**Stated problem:**
Write out each line of the material again, word for word.

────────────────

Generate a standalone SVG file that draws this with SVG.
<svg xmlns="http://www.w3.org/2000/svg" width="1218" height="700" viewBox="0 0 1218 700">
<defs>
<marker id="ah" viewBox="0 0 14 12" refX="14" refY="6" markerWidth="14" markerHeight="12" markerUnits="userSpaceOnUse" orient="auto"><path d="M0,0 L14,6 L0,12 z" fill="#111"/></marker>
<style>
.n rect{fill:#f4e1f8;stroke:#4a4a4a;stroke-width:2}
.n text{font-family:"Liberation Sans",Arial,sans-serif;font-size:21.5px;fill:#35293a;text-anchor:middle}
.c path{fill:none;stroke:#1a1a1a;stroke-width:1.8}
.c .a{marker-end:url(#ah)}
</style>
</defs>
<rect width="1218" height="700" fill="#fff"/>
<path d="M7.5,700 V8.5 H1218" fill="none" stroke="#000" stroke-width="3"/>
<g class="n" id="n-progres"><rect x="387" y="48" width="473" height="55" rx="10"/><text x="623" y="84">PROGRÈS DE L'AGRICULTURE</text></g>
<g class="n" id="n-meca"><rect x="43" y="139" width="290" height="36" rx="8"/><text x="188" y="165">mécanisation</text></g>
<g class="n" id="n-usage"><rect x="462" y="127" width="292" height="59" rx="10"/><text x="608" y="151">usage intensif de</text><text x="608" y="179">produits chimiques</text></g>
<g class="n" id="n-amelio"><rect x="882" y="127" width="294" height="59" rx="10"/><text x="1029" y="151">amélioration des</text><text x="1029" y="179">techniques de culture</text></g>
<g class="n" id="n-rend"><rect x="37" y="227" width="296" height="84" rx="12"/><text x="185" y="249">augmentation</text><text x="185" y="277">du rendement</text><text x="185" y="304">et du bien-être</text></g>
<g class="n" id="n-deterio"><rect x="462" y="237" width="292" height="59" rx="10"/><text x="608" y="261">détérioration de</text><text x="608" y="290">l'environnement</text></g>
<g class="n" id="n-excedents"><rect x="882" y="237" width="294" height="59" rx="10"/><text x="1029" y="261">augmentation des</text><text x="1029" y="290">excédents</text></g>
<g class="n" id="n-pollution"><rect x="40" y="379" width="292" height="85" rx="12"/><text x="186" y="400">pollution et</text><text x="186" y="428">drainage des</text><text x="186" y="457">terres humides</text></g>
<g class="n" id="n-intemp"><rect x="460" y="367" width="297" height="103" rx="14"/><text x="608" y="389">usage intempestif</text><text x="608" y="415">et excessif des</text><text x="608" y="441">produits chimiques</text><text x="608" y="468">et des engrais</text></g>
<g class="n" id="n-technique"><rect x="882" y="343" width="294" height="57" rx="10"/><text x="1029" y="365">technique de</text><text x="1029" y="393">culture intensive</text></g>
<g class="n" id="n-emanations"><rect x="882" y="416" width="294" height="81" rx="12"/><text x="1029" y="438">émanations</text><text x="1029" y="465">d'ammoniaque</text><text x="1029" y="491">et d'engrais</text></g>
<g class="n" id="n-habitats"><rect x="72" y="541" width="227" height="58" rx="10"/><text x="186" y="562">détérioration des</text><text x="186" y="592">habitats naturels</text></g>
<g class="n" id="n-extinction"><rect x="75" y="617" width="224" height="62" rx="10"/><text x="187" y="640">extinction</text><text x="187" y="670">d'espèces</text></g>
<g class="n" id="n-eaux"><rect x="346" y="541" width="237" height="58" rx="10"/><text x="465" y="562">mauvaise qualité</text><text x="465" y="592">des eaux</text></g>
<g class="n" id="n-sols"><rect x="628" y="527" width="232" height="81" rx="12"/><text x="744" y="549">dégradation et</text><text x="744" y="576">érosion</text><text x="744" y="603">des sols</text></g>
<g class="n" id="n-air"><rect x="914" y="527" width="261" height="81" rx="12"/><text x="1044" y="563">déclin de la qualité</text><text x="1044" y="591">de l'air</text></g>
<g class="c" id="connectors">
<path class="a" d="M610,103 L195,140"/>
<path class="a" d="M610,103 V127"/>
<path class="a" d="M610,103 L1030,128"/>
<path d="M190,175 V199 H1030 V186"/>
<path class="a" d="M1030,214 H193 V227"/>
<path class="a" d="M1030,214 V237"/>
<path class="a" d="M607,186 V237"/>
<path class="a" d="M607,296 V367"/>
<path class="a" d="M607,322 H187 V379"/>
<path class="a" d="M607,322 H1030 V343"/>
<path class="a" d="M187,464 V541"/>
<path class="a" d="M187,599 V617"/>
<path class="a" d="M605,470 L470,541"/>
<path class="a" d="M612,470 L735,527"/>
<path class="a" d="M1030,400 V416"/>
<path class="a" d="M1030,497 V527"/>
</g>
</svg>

────────────────

**Answer below:**
Generate a standalone SVG file that draws this with SVG.
<svg xmlns="http://www.w3.org/2000/svg" width="1218" height="700" viewBox="0 0 1218 700">
<defs>
<marker id="ah" viewBox="0 0 14 12" refX="14" refY="6" markerWidth="14" markerHeight="12" markerUnits="userSpaceOnUse" orient="auto"><path d="M0,0 L14,6 L0,12 z" fill="#111"/></marker>
<style>
.n rect{fill:#f4e1f8;stroke:#4a4a4a;stroke-width:2}
.n text{font-family:"Liberation Sans",Arial,sans-serif;font-size:21.5px;fill:#35293a;text-anchor:middle}
.c path{fill:none;stroke:#1a1a1a;stroke-width:1.8}
.c .a{marker-end:url(#ah)}
</style>
</defs>
<rect width="1218" height="700" fill="#fff"/>
<path d="M7.5,700 V8.5 H1218" fill="none" stroke="#000" stroke-width="3"/>
<g class="n" id="n-progres"><rect x="387" y="48" width="473" height="55" rx="10"/><text x="623" y="84">PROGRÈS DE L'AGRICULTURE</text></g>
<g class="n" id="n-meca"><rect x="43" y="139" width="290" height="36" rx="8"/><text x="188" y="165">mécanisation</text></g>
<g class="n" id="n-usage"><rect x="462" y="127" width="292" height="59" rx="10"/><text x="608" y="151">usage intensif de</text><text x="608" y="179">produits chimiques</text></g>
<g class="n" id="n-amelio"><rect x="882" y="127" width="294" height="59" rx="10"/><text x="1029" y="151">amélioration des</text><text x="1029" y="179">techniques de culture</text></g>
<g class="n" id="n-rend"><rect x="37" y="227" width="296" height="84" rx="12"/><text x="185" y="249">augmentation</text><text x="185" y="277">du rendement</text><text x="185" y="304">et du bien-être</text></g>
<g class="n" id="n-deterio"><rect x="462" y="237" width="292" height="59" rx="10"/><text x="608" y="261">détérioration de</text><text x="608" y="290">l'environnement</text></g>
<g class="n" id="n-excedents"><rect x="882" y="237" width="294" height="59" rx="10"/><text x="1029" y="261">augmentation des</text><text x="1029" y="290">excédents</text></g>
<g class="n" id="n-pollution"><rect x="40" y="379" width="292" height="85" rx="12"/><text x="186" y="400">pollution et</text><text x="186" y="428">drainage des</text><text x="186" y="457">terres humides</text></g>
<g class="n" id="n-intemp"><rect x="460" y="367" width="297" height="103" rx="14"/><text x="608" y="389">usage intempestif</text><text x="608" y="415">et excessif des</text><text x="608" y="441">produits chimiques</text><text x="608" y="468">et des engrais</text></g>
<g class="n" id="n-technique"><rect x="882" y="343" width="294" height="57" rx="10"/><text x="1029" y="365">technique de</text><text x="1029" y="393">culture intensive</text></g>
<g class="n" id="n-emanations"><rect x="882" y="416" width="294" height="81" rx="12"/><text x="1029" y="438">émanations</text><text x="1029" y="465">d'ammoniaque</text><text x="1029" y="491">et d'engrais</text></g>
<g class="n" id="n-habitats"><rect x="72" y="541" width="227" height="58" rx="10"/><text x="186" y="562">détérioration des</text><text x="186" y="592">habitats naturels</text></g>
<g class="n" id="n-extinction"><rect x="75" y="617" width="224" height="62" rx="10"/><text x="187" y="640">extinction</text><text x="187" y="670">d'espèces</text></g>
<g class="n" id="n-eaux"><rect x="346" y="541" width="237" height="58" rx="10"/><text x="465" y="562">mauvaise qualité</text><text x="465" y="592">des eaux</text></g>
<g class="n" id="n-sols"><rect x="628" y="527" width="232" height="81" rx="12"/><text x="744" y="549">dégradation et</text><text x="744" y="576">érosion</text><text x="744" y="603">des sols</text></g>
<g class="n" id="n-air"><rect x="914" y="527" width="261" height="81" rx="12"/><text x="1044" y="563">déclin de la qualité</text><text x="1044" y="591">de l'air</text></g>
<g class="c" id="connectors">
<path class="a" d="M610,103 L195,140"/>
<path class="a" d="M610,103 V127"/>
<path class="a" d="M610,103 L1030,128"/>
<path d="M190,175 V199 H1030 V186"/>
<path class="a" d="M1030,214 H193 V227"/>
<path class="a" d="M1030,214 V237"/>
<path class="a" d="M607,186 V237"/>
<path class="a" d="M607,296 V367"/>
<path class="a" d="M607,322 H187 V379"/>
<path class="a" d="M607,322 H1030 V343"/>
<path class="a" d="M187,464 V541"/>
<path class="a" d="M187,599 V617"/>
<path class="a" d="M605,470 L470,541"/>
<path class="a" d="M612,470 L735,527"/>
<path class="a" d="M1030,400 V416"/>
<path class="a" d="M1030,497 V527"/>
</g>
</svg>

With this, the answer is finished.